A Message from the Director

Peter Lehman

Peter Lehman, SERC Director

Early in May, we were fortunate to host a visit from California’s Climate Action Team. The team was here to discuss the role of forests in mitigating climate change and to take input from attendees on the state’s Climate Action Plan. The plan is well researched and well written and its very existence puts our state far ahead of our nation in addressing climate change. Energy efficiency, conservation, new technologies, and a carbon trading system are among the important and effective strategies promoted by the plan. In my response to the team, I pointed out that despite the plan’s quality, the most important message about climate change had been omitted. It is this: All of these strategies taken together won’t solve our problems without a reduction in our wasteful lifestyle. That’s a message we at SERC try to stress: Technology, no matter how clever and effective, won’t solve our problems by itself. We have to change too.
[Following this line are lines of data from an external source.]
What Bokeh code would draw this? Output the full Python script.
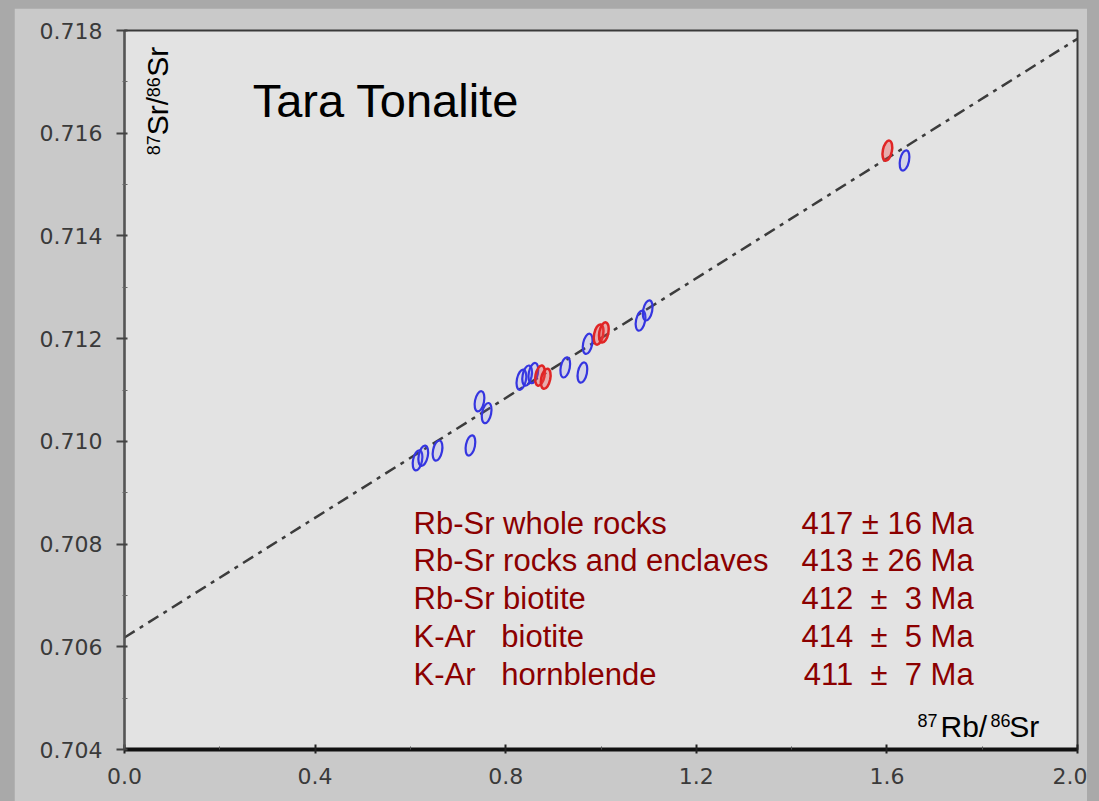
from bokeh.plotting import figure
from bokeh.models import FixedTicker, Label, NumeralTickFormatter
from bokeh.layouts import column
from bokeh.embed import file_html
from bokeh.resources import INLINE

# ---- data ----
blue_x = [0.615, 0.627, 0.657, 0.726, 0.745, 0.760, 0.833, 0.845, 0.858, 0.925, 0.961, 0.972, 1.083, 1.098, 1.637]
blue_y = [0.70963, 0.70972, 0.70982, 0.70992, 0.71078, 0.71055, 0.71120, 0.71128, 0.71133, 0.71144, 0.71134, 0.71190, 0.71235, 0.71255, 0.71547]
red_x = [0.872, 0.884, 0.995, 1.006, 1.601]
red_y = [0.71128, 0.71122, 0.71208, 0.71212, 0.71566]

iso_x = [0.0, 2.0]
iso_y = [0.70618, 0.71784]

x_ticks = [0.0, 0.4, 0.8, 1.2, 1.6, 2.0]
x_minor = [0.2, 0.6, 1.0, 1.4, 1.8]
y_ticks = [0.704, 0.706, 0.708, 0.710, 0.712, 0.714, 0.716, 0.718]
y_minor = [0.705, 0.707, 0.709, 0.711, 0.713, 0.715, 0.717]

methods = ["Rb-Sr whole rocks", "Rb-Sr rocks and enclaves", "Rb-Sr biotite", "K-Ar\u00a0\u00a0 biotite", "K-Ar\u00a0\u00a0 hornblende"]
ages = ["417 \u00b1 16 Ma", "413 \u00b1 26 Ma", "412\u00a0 \u00b1\u00a0 3 Ma", "414\u00a0 \u00b1\u00a0 5 Ma", "411\u00a0 \u00b1\u00a0 7 Ma"]
row_y = [0.70840, 0.70768, 0.70694, 0.70620, 0.70546]

title_text = "Tara Tonalite"

FONT = "Liberation Sans"
DARKRED = "#8b0000"

p = figure(width=1073, height=793, x_range=(0, 2.0), y_range=(0.704, 0.718),
           output_backend="svg", toolbar_location=None,
           min_border_left=110, min_border_right=10, min_border_top=22, min_border_bottom=52,
           background_fill_color="#e3e3e3", border_fill_color="#c9c9c9")
p.margin = (8, 12, 0, 14)
p.grid.visible = False
p.outline_line_color = "#3a3a3a"
p.outline_line_width = 2

# axes
p.xaxis.ticker = FixedTicker(ticks=x_ticks, minor_ticks=x_minor)
p.yaxis.ticker = FixedTicker(ticks=y_ticks, minor_ticks=y_minor)
p.xaxis.formatter = NumeralTickFormatter(format="0.0")
p.yaxis.formatter = NumeralTickFormatter(format="0.000")
for ax in (p.xaxis, p.yaxis):
    ax.major_label_text_font = "DejaVu Sans"
    ax.major_label_text_font_size = "22px"
    ax.major_label_text_color = "#3a3a3a"
p.xaxis.axis_line_color = "#111111"
p.xaxis.axis_line_width = 4
p.xaxis.major_tick_line_color = "#222222"
p.xaxis.major_tick_line_width = 2
p.xaxis.major_tick_in = 5
p.xaxis.major_tick_out = 4
p.xaxis.minor_tick_in = 3
p.xaxis.minor_tick_out = 0
p.xaxis.minor_tick_line_color = "#555555"
p.xaxis.major_label_standoff = 14
p.yaxis.axis_line_color = "#555555"
p.yaxis.axis_line_width = 2
p.yaxis.major_tick_line_color = "#444444"
p.yaxis.major_tick_line_width = 2
p.yaxis.major_tick_in = 3
p.yaxis.major_tick_out = 8
p.yaxis.minor_tick_in = 3
p.yaxis.minor_tick_out = 2
p.yaxis.minor_tick_line_color = "#666666"
p.yaxis.major_label_standoff = 14

# isochron
p.line(iso_x, iso_y, line_color="#3c3c3c", line_width=2.5, line_dash="12 6 4 6")

# error ellipses
p.ellipse(x=blue_x, y=blue_y, width=0.019, height=0.00040, angle=-0.2,
          line_color="#3535e0", line_width=2.2, fill_color="#7070ff", fill_alpha=0.12)
p.ellipse(x=red_x, y=red_y, width=0.019, height=0.00040, angle=-0.2,
          line_color="#e02525", line_width=2.5, fill_color="#ee4444", fill_alpha=0.35)

# title
p.add_layout(Label(x=0.269, y=0.71664, text=title_text, text_font=FONT,
                   text_font_size="47px", text_color="black", text_baseline="alphabetic"))

# age table
for m, a, yy in zip(methods, ages, row_y):
    p.add_layout(Label(x=0.6065, y=yy, text=m, text_font=FONT, text_font_size="31px",
                       text_color=DARKRED, text_baseline="alphabetic"))
    p.add_layout(Label(x=1.782, y=yy, text=a, text_font=FONT, text_font_size="31px",
                       text_color=DARKRED, text_baseline="alphabetic", text_align="right"))

# x axis label 87Rb/86Sr
xl = [("87", 1.6642, 0.70457, "18px"), ("Rb/", 1.7125, 0.70444, "30px"),
      ("86", 1.8174, 0.70457, "18px"), ("Sr", 1.857, 0.70444, "30px")]
for t, xx, yy, fs in xl:
    p.add_layout(Label(x=xx, y=yy, text=t, text_font=FONT, text_font_size=fs,
                       text_color="black", text_baseline="alphabetic"))

# y axis label 87Sr/86Sr (rotated)
yl = [("87", 0.0610, 0.71557, "18px"), ("Sr/", 0.0695, 0.71596, "30px"),
      ("86", 0.0610, 0.71670, "18px"), ("Sr", 0.0695, 0.71710, "30px")]
for t, xx, yy, fs in yl:
    p.add_layout(Label(x=xx, y=yy, text=t, text_font=FONT, text_font_size=fs,
                       text_color="black", text_baseline="alphabetic", angle=1.5708))

layout = column(p, styles={"background-color": "#a9a9a9"})

open("out.html", "w").write(file_html(layout, INLINE))
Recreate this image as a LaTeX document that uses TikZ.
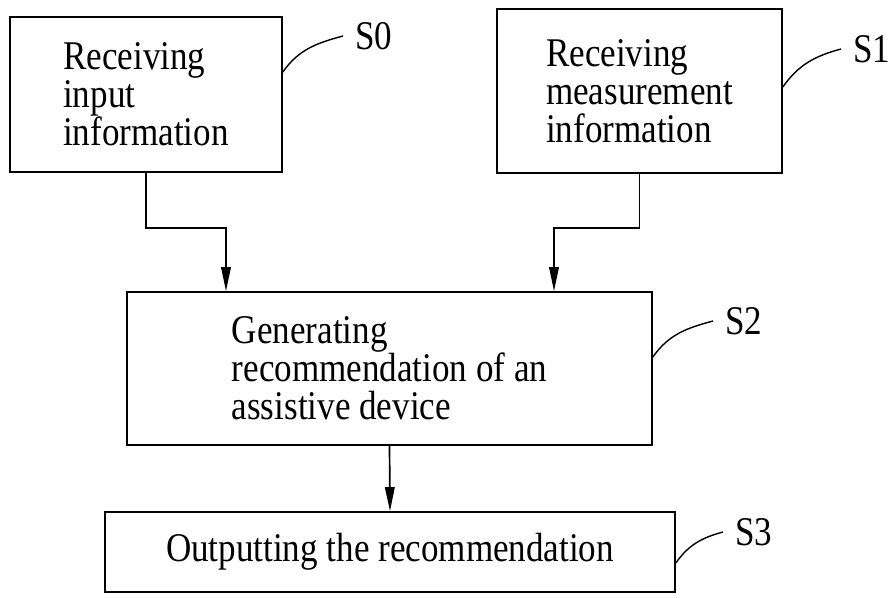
\documentclass[tikz,border=0pt]{standalone}
\usepackage{fontspec}
\setmainfont{Liberation Serif}[FakeStretch=0.86]
\usepackage{tikz}
\usetikzlibrary{arrows.meta}

\begin{document}
\begin{tikzpicture}[
  every node/.style={font=\fontsize{29}{27}\selectfont},
  stepbox/.style={draw, line width=1.2pt, align=left, inner sep=0pt},
  steplabel/.style={anchor=west, inner xsep=0.3cm, inner ysep=0pt},
  flow/.style={line width=1.2pt, -{Triangle[length=0.6cm, width=0.24cm]}}
]
\useasboundingbox (0,0) rectangle (22.375,-14.925);
\node[stepbox, minimum width=6.8cm, minimum height=3.875cm] (s0) at (3.65,-2.3625) {Receiving\\input\\information};
\node[stepbox, minimum width=7.125cm, minimum height=4.1cm] (s1) at (15.9875,-2.275) {Receiving\\measurement\\information};
\node[stepbox, minimum width=13.125cm, minimum height=3.825cm] (s2) at (9.7375,-9.2125) {Generating\\recommendation of an\\assistive device};
\node[stepbox, minimum width=14.25cm, minimum height=2cm] (s3) at (9.75,-13.8) {Outputting the recommendation};
\node[steplabel] (l0) at (8.575,-0.9) {S0};
\node[steplabel] (l1) at (21.025,-1.225) {S1};
\node[steplabel] (l2) at (17.825,-8.025) {S2};
\node[steplabel] (l3) at (18.075,-13.3) {S3};
\foreach \n/\dy in {0/0.5625, 1/0.1, 2/0.2875, 3/-0.275}
  \draw[line width=1pt] ([yshift=\dy cm]s\n.east) to[out=55,in=195] (l\n.west);
\coordinate (in0) at ([xshift=-4.0875cm]s2.north);
\coordinate (in1) at ([xshift=4.1125cm]s2.north);
\draw[flow] (s0.south) -- ++(0,-1.375) -| (in0);
\draw[flow] (s1.south) -- ++(0,-1.35) -| (in1);
\draw[flow] (s2.south) -- (s3.north);
\end{tikzpicture}
\end{document}
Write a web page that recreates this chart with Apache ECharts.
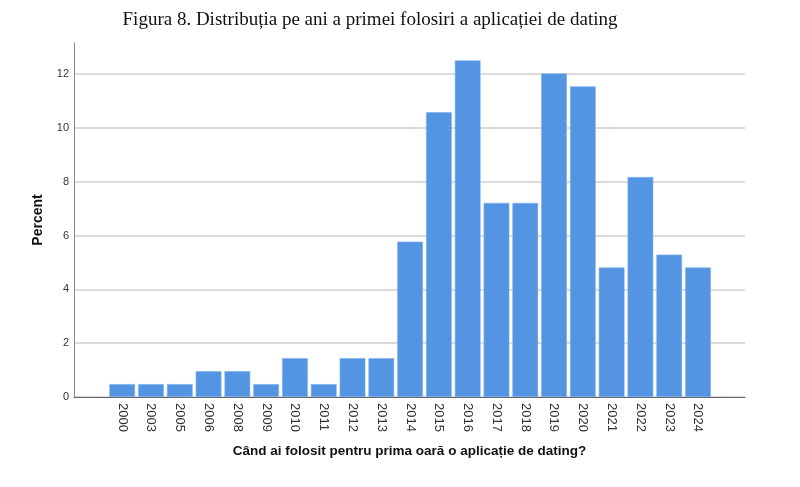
<!DOCTYPE html>
<html>
<head>
<meta charset="utf-8">
<script src="https://cdn.jsdelivr.net/npm/echarts@6/dist/echarts.min.js"></script>
<style>
  html, body { margin: 0; padding: 0; background: #fff; }
  #main { width: 800px; height: 487px; }
</style>
</head>
<body>
<div id="main"></div>
<script>
var years = ['2000', '2003', '2005', '2006', '2008', '2009', '2010', '2011', '2012', '2013',
             '2014', '2015', '2016', '2017', '2018', '2019', '2020', '2021', '2022', '2023', '2024'];
var percent = [0.48, 0.48, 0.48, 0.96, 0.96, 0.48, 1.44, 0.48, 1.44, 1.44,
               5.77, 10.58, 12.5, 7.21, 7.21, 12.02, 11.54, 4.81, 8.17, 5.29, 4.81];
var yMax = 13.15;

var myChart = echarts.init(document.getElementById('main'));

var option = {
  animation: false,
  title: {
    text: 'Figura 8. Distribuția pe ani a primei folosiri a aplicației de dating',
    left: 365,
    textAlign: 'center',
    top: 6,
    textStyle: {
      fontFamily: '"Liberation Serif", "Times New Roman", serif',
      fontSize: 19,
      fontWeight: 'normal',
      color: '#111'
    }
  },
  grid: [
    // frame: axis lines + gridlines
    { left: 74, right: 55, top: 43, bottom: 90 },
    // bars, inset like the reference
    { left: 107.8, width: 604.6, top: 43, bottom: 90 }
  ],
  xAxis: [
    {
      gridIndex: 0,
      type: 'value',
      min: 0,
      max: 1,
      axisLine: { show: true, onZero: false, lineStyle: { color: '#666', width: 1 } },
      axisTick: { show: false },
      axisLabel: { show: false },
      splitLine: { show: false },
      name: 'Când ai folosit pentru prima oară o aplicație de dating?',
      nameLocation: 'middle',
      nameGap: 47,
      nameTextStyle: {
        fontFamily: 'Arial, "Liberation Sans", sans-serif',
        fontSize: 13.5,
        fontWeight: 'bold',
        color: '#111'
      }
    },
    {
      gridIndex: 1,
      type: 'category',
      data: years,
      axisLine: { show: false },
      axisTick: { show: false },
      axisLabel: {
        rotate: -90,
        margin: 6,
        interval: 0,
        fontFamily: 'Arial, "Liberation Sans", sans-serif',
        fontSize: 13,
        color: '#333'
      }
    }
  ],
  yAxis: [
    {
      gridIndex: 0,
      type: 'value',
      min: 0,
      max: yMax,
      interval: 2,
      axisLine: { show: true, lineStyle: { color: '#888', width: 1 } },
      axisTick: { show: false },
      axisLabel: {
        showMaxLabel: false,
        margin: 5,
        fontFamily: 'Arial, "Liberation Sans", sans-serif',
        fontSize: 11,
        color: '#333'
      },
      splitLine: {
        show: true,
        lineStyle: {
          color: ['#cfcfcf', '#cfcfcf', '#cfcfcf', '#cfcfcf', '#cfcfcf', '#cfcfcf', '#cfcfcf', 'rgba(0,0,0,0)'],
          width: 1.5
        }
      },
      name: 'Percent',
      nameLocation: 'middle',
      nameGap: 29,
      nameTextStyle: {
        fontFamily: 'Arial, "Liberation Sans", sans-serif',
        fontSize: 14,
        fontWeight: 'bold',
        color: '#111'
      }
    },
    {
      gridIndex: 1,
      type: 'value',
      min: 0,
      max: yMax,
      show: false
    }
  ],
  series: [{
    name: 'Percent',
    type: 'bar',
    xAxisIndex: 1,
    yAxisIndex: 1,
    data: percent,
    barCategoryGap: '10.7%',
    itemStyle: {
      color: '#5394e3',
      borderColor: '#7fb0ec',
      borderWidth: 0.6
    }
  }]
};

myChart.setOption(option);
</script>
</body>
</html>
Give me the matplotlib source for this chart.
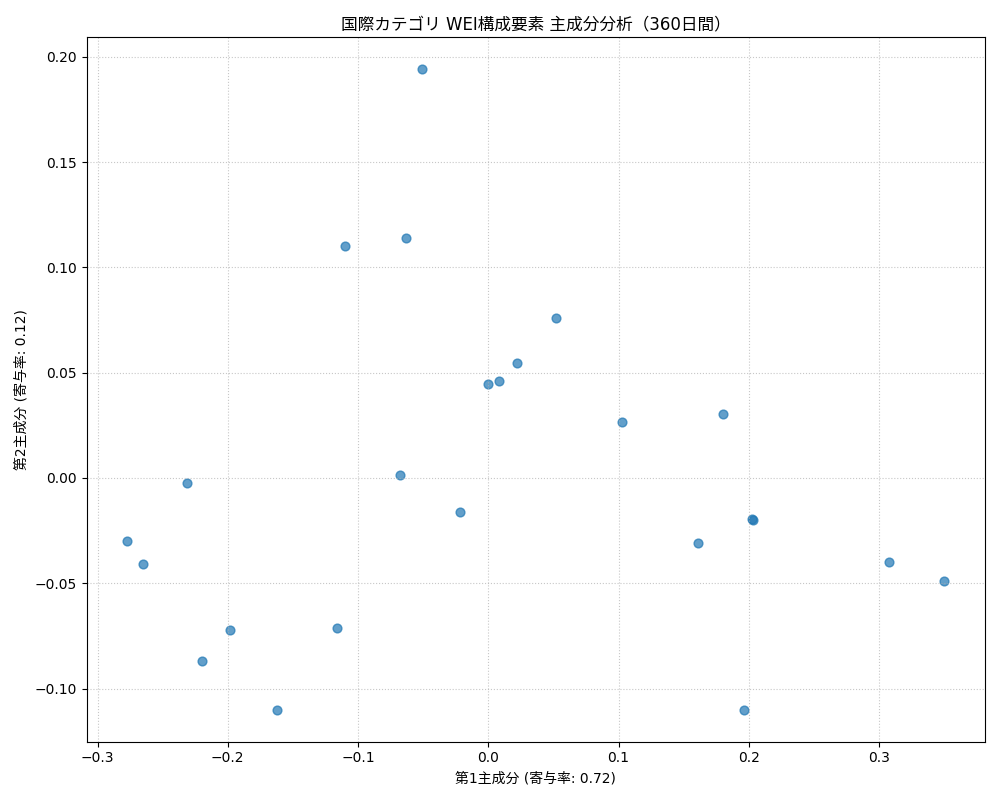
import matplotlib
matplotlib.use('Agg')
import matplotlib.pyplot as plt

plt.rcParams['font.family'] = ['DejaVu Sans', 'Noto Sans CJK JP']

# PCA scores
pc1 = [-0.0506, -0.110, -0.063, 0.052, 0.022, 0.000, 0.008, 0.103, 0.180,
       -0.068, -0.231, -0.022, 0.2025, 0.2030, -0.277, -0.265, 0.161, 0.308,
       0.350, -0.198, -0.116, -0.220, -0.162, 0.196]
pc2 = [0.194, 0.110, 0.114, 0.076, 0.0546, 0.0446, 0.046, 0.0266, 0.0304,
       0.0014, -0.0024, -0.0161, -0.0195, -0.0198, -0.030, -0.041, -0.031, -0.040,
       -0.049, -0.072, -0.071, -0.087, -0.110, -0.110]

fig, ax = plt.subplots(figsize=(10, 8), dpi=100)
ax.scatter(pc1, pc2, color='#1f77b4', alpha=0.7, s=40)
ax.set_title('国際カテゴリ WEI構成要素 主成分分析（360日間）')
ax.set_xlabel('第1主成分 (寄与率: 0.72)')
ax.set_ylabel('第2主成分 (寄与率: 0.12)')
ax.grid(True, linestyle=':', alpha=0.7)
plt.tight_layout()
plt.savefig('out.png')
We continue working to get our message about clean and renewable energy out there. Our HyTEC hydrogen energy curriculum has been tested in local high schools and has been a rousing success. Our energy capacity building program with the Yurok Tribe is now in full swing and we are again working with Redwood National Park in the University- National Park Energy Partnership Program. Two HSU undergraduate engineering students will install a solar electric system this summer, which replaces an inefficient, noisy, and polluting diesel generator at a ranger residence. And our technology work continues as well, as Arne Jacobson describes in his article about photovoltaic testing.

With energy prices stubbornly high and our president finally saying out loud that “We’re addicted to oil,” it’s a great time to be working in energy. I hope you enjoy reading about our efforts.

About Peter Lehman

Director of SERC and a professor of Environmental Resources Engineering at Humboldt State University in Arcata, CA. Dr. Lehman received a B.S. in chemistry from the Massachusetts Institute of Technology and a Ph.D. in physical chemistry from the University of Chicago. He then served as a postdoctoral fellow at the University of California, Berkeley where he conducted research on the aerochemistry of photochemical air pollution. Before coming to HSU, he has been a member of the faculties of Sacramento State University; California State University, Northridge; and Deep Springs College. While at HSU, Dr. Lehman has served as chair of the Environmental Resources Engineering Department, co-chair of the International Development Technology masters program, and faculty advisor to the Campus Center for Appropriate Technology. His research interests include renewable energy systems, especially solar thermal and photovoltaic technologies. Dr. Lehman's work at the Schatz Center includes the development of solar hydrogen generation systems, development and production of fuel cell personal utility and neighborhood electric vehicles, and research and production of proton exchange membrane fuel cells. Most recently, the Center is involved in integrating electrolyzers into complete hydrogen generation and dispensing facilities, and developing and producing fuel cell systems for telecommunications, portable power and uninterruptible power supply applications.